::: Extracted material

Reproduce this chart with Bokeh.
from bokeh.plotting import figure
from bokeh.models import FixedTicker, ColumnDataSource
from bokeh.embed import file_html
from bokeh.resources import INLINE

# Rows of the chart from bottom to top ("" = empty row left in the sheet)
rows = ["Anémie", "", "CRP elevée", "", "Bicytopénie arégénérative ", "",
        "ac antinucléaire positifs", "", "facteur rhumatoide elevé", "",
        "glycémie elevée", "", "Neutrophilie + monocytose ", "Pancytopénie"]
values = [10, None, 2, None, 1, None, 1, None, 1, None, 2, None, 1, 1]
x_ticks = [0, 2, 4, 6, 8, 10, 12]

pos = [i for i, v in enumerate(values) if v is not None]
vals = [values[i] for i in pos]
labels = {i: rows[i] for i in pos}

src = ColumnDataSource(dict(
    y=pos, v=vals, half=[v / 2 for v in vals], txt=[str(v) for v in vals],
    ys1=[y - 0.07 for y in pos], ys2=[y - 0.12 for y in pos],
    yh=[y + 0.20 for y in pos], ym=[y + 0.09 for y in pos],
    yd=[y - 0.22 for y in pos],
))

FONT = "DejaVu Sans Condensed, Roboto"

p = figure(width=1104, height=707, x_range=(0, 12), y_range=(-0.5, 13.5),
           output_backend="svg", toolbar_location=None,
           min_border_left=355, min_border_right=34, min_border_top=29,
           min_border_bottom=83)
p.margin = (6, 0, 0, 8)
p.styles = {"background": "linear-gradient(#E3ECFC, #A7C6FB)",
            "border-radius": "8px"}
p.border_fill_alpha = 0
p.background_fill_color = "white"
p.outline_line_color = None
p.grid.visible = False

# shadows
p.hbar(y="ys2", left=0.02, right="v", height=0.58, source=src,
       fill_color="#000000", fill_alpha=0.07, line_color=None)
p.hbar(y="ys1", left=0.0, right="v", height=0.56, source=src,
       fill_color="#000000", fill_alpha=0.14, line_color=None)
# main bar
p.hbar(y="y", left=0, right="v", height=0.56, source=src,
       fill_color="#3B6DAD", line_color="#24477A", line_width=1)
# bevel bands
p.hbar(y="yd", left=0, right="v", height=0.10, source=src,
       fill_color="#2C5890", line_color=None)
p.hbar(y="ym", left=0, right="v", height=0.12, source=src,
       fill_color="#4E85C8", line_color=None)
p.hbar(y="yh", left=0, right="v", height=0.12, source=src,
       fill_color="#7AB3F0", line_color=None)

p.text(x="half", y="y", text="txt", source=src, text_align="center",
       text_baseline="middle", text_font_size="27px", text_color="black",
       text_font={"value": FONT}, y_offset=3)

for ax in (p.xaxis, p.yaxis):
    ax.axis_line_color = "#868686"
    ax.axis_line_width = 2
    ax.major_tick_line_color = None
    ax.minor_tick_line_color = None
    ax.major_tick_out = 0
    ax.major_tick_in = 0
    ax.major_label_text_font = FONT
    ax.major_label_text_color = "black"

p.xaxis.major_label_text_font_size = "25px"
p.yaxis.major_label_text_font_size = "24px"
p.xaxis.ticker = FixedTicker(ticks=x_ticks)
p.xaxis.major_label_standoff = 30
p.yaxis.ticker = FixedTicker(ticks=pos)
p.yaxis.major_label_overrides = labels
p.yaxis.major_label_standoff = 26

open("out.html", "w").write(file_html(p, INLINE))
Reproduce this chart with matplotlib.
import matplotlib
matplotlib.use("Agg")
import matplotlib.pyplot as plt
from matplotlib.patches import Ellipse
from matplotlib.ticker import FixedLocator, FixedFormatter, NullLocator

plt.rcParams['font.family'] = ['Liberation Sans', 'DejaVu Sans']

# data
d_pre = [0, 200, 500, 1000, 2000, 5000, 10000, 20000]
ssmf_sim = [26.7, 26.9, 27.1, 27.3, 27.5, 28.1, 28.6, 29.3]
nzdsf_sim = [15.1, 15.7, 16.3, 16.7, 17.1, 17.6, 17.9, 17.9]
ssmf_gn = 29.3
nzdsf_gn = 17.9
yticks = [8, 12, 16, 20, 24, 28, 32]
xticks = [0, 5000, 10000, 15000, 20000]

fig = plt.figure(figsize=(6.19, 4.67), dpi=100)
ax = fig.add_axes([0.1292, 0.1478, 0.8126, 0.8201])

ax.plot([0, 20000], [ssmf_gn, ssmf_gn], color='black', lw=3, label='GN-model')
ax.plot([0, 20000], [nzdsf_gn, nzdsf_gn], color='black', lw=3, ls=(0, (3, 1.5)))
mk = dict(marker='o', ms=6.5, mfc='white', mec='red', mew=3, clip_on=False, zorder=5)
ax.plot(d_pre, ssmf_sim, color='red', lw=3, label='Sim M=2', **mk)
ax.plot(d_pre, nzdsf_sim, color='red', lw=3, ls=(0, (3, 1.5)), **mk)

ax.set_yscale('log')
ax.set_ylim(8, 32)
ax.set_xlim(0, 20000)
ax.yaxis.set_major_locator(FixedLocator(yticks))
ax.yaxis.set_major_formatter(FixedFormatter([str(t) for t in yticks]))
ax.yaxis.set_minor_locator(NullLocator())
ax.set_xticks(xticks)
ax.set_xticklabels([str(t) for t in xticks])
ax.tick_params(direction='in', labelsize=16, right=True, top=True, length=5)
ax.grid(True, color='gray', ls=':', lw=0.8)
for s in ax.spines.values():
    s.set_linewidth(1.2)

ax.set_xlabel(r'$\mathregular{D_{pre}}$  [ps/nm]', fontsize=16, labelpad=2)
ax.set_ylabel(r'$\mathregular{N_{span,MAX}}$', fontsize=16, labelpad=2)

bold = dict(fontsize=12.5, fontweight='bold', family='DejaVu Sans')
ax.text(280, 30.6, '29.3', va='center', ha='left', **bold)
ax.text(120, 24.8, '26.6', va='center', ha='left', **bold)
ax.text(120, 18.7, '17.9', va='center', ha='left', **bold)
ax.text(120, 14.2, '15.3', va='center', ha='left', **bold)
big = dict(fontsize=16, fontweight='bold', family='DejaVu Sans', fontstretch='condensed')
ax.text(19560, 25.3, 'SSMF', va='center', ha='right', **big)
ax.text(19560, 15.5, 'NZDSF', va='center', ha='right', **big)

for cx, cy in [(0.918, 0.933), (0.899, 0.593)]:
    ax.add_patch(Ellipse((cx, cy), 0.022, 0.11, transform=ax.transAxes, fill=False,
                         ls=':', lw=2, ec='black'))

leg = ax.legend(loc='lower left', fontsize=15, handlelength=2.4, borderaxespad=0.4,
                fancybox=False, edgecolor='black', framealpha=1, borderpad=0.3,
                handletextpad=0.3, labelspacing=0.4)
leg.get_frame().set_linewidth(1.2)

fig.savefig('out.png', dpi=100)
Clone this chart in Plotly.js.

::::::

Problem statement – Take the lines above and print them exactly.

Correct output –
Reproduce this chart with Bokeh.
from bokeh.plotting import figure
from bokeh.models import FixedTicker, ColumnDataSource
from bokeh.embed import file_html
from bokeh.resources import INLINE

# Rows of the chart from bottom to top ("" = empty row left in the sheet)
rows = ["Anémie", "", "CRP elevée", "", "Bicytopénie arégénérative ", "",
        "ac antinucléaire positifs", "", "facteur rhumatoide elevé", "",
        "glycémie elevée", "", "Neutrophilie + monocytose ", "Pancytopénie"]
values = [10, None, 2, None, 1, None, 1, None, 1, None, 2, None, 1, 1]
x_ticks = [0, 2, 4, 6, 8, 10, 12]

pos = [i for i, v in enumerate(values) if v is not None]
vals = [values[i] for i in pos]
labels = {i: rows[i] for i in pos}

src = ColumnDataSource(dict(
    y=pos, v=vals, half=[v / 2 for v in vals], txt=[str(v) for v in vals],
    ys1=[y - 0.07 for y in pos], ys2=[y - 0.12 for y in pos],
    yh=[y + 0.20 for y in pos], ym=[y + 0.09 for y in pos],
    yd=[y - 0.22 for y in pos],
))

FONT = "DejaVu Sans Condensed, Roboto"

p = figure(width=1104, height=707, x_range=(0, 12), y_range=(-0.5, 13.5),
           output_backend="svg", toolbar_location=None,
           min_border_left=355, min_border_right=34, min_border_top=29,
           min_border_bottom=83)
p.margin = (6, 0, 0, 8)
p.styles = {"background": "linear-gradient(#E3ECFC, #A7C6FB)",
            "border-radius": "8px"}
p.border_fill_alpha = 0
p.background_fill_color = "white"
p.outline_line_color = None
p.grid.visible = False

# shadows
p.hbar(y="ys2", left=0.02, right="v", height=0.58, source=src,
       fill_color="#000000", fill_alpha=0.07, line_color=None)
p.hbar(y="ys1", left=0.0, right="v", height=0.56, source=src,
       fill_color="#000000", fill_alpha=0.14, line_color=None)
# main bar
p.hbar(y="y", left=0, right="v", height=0.56, source=src,
       fill_color="#3B6DAD", line_color="#24477A", line_width=1)
# bevel bands
p.hbar(y="yd", left=0, right="v", height=0.10, source=src,
       fill_color="#2C5890", line_color=None)
p.hbar(y="ym", left=0, right="v", height=0.12, source=src,
       fill_color="#4E85C8", line_color=None)
p.hbar(y="yh", left=0, right="v", height=0.12, source=src,
       fill_color="#7AB3F0", line_color=None)

p.text(x="half", y="y", text="txt", source=src, text_align="center",
       text_baseline="middle", text_font_size="27px", text_color="black",
       text_font={"value": FONT}, y_offset=3)

for ax in (p.xaxis, p.yaxis):
    ax.axis_line_color = "#868686"
    ax.axis_line_width = 2
    ax.major_tick_line_color = None
    ax.minor_tick_line_color = None
    ax.major_tick_out = 0
    ax.major_tick_in = 0
    ax.major_label_text_font = FONT
    ax.major_label_text_color = "black"

p.xaxis.major_label_text_font_size = "25px"
p.yaxis.major_label_text_font_size = "24px"
p.xaxis.ticker = FixedTicker(ticks=x_ticks)
p.xaxis.major_label_standoff = 30
p.yaxis.ticker = FixedTicker(ticks=pos)
p.yaxis.major_label_overrides = labels
p.yaxis.major_label_standoff = 26

open("out.html", "w").write(file_html(p, INLINE))
Reproduce this chart with matplotlib.
import matplotlib
matplotlib.use("Agg")
import matplotlib.pyplot as plt
from matplotlib.patches import Ellipse
from matplotlib.ticker import FixedLocator, FixedFormatter, NullLocator

plt.rcParams['font.family'] = ['Liberation Sans', 'DejaVu Sans']

# data
d_pre = [0, 200, 500, 1000, 2000, 5000, 10000, 20000]
ssmf_sim = [26.7, 26.9, 27.1, 27.3, 27.5, 28.1, 28.6, 29.3]
nzdsf_sim = [15.1, 15.7, 16.3, 16.7, 17.1, 17.6, 17.9, 17.9]
ssmf_gn = 29.3
nzdsf_gn = 17.9
yticks = [8, 12, 16, 20, 24, 28, 32]
xticks = [0, 5000, 10000, 15000, 20000]

fig = plt.figure(figsize=(6.19, 4.67), dpi=100)
ax = fig.add_axes([0.1292, 0.1478, 0.8126, 0.8201])

ax.plot([0, 20000], [ssmf_gn, ssmf_gn], color='black', lw=3, label='GN-model')
ax.plot([0, 20000], [nzdsf_gn, nzdsf_gn], color='black', lw=3, ls=(0, (3, 1.5)))
mk = dict(marker='o', ms=6.5, mfc='white', mec='red', mew=3, clip_on=False, zorder=5)
ax.plot(d_pre, ssmf_sim, color='red', lw=3, label='Sim M=2', **mk)
ax.plot(d_pre, nzdsf_sim, color='red', lw=3, ls=(0, (3, 1.5)), **mk)

ax.set_yscale('log')
ax.set_ylim(8, 32)
ax.set_xlim(0, 20000)
ax.yaxis.set_major_locator(FixedLocator(yticks))
ax.yaxis.set_major_formatter(FixedFormatter([str(t) for t in yticks]))
ax.yaxis.set_minor_locator(NullLocator())
ax.set_xticks(xticks)
ax.set_xticklabels([str(t) for t in xticks])
ax.tick_params(direction='in', labelsize=16, right=True, top=True, length=5)
ax.grid(True, color='gray', ls=':', lw=0.8)
for s in ax.spines.values():
    s.set_linewidth(1.2)

ax.set_xlabel(r'$\mathregular{D_{pre}}$  [ps/nm]', fontsize=16, labelpad=2)
ax.set_ylabel(r'$\mathregular{N_{span,MAX}}$', fontsize=16, labelpad=2)

bold = dict(fontsize=12.5, fontweight='bold', family='DejaVu Sans')
ax.text(280, 30.6, '29.3', va='center', ha='left', **bold)
ax.text(120, 24.8, '26.6', va='center', ha='left', **bold)
ax.text(120, 18.7, '17.9', va='center', ha='left', **bold)
ax.text(120, 14.2, '15.3', va='center', ha='left', **bold)
big = dict(fontsize=16, fontweight='bold', family='DejaVu Sans', fontstretch='condensed')
ax.text(19560, 25.3, 'SSMF', va='center', ha='right', **big)
ax.text(19560, 15.5, 'NZDSF', va='center', ha='right', **big)

for cx, cy in [(0.918, 0.933), (0.899, 0.593)]:
    ax.add_patch(Ellipse((cx, cy), 0.022, 0.11, transform=ax.transAxes, fill=False,
                         ls=':', lw=2, ec='black'))

leg = ax.legend(loc='lower left', fontsize=15, handlelength=2.4, borderaxespad=0.4,
                fancybox=False, edgecolor='black', framealpha=1, borderpad=0.3,
                handletextpad=0.3, labelspacing=0.4)
leg.get_frame().set_linewidth(1.2)

fig.savefig('out.png', dpi=100)
Clone this chart in Plotly.js.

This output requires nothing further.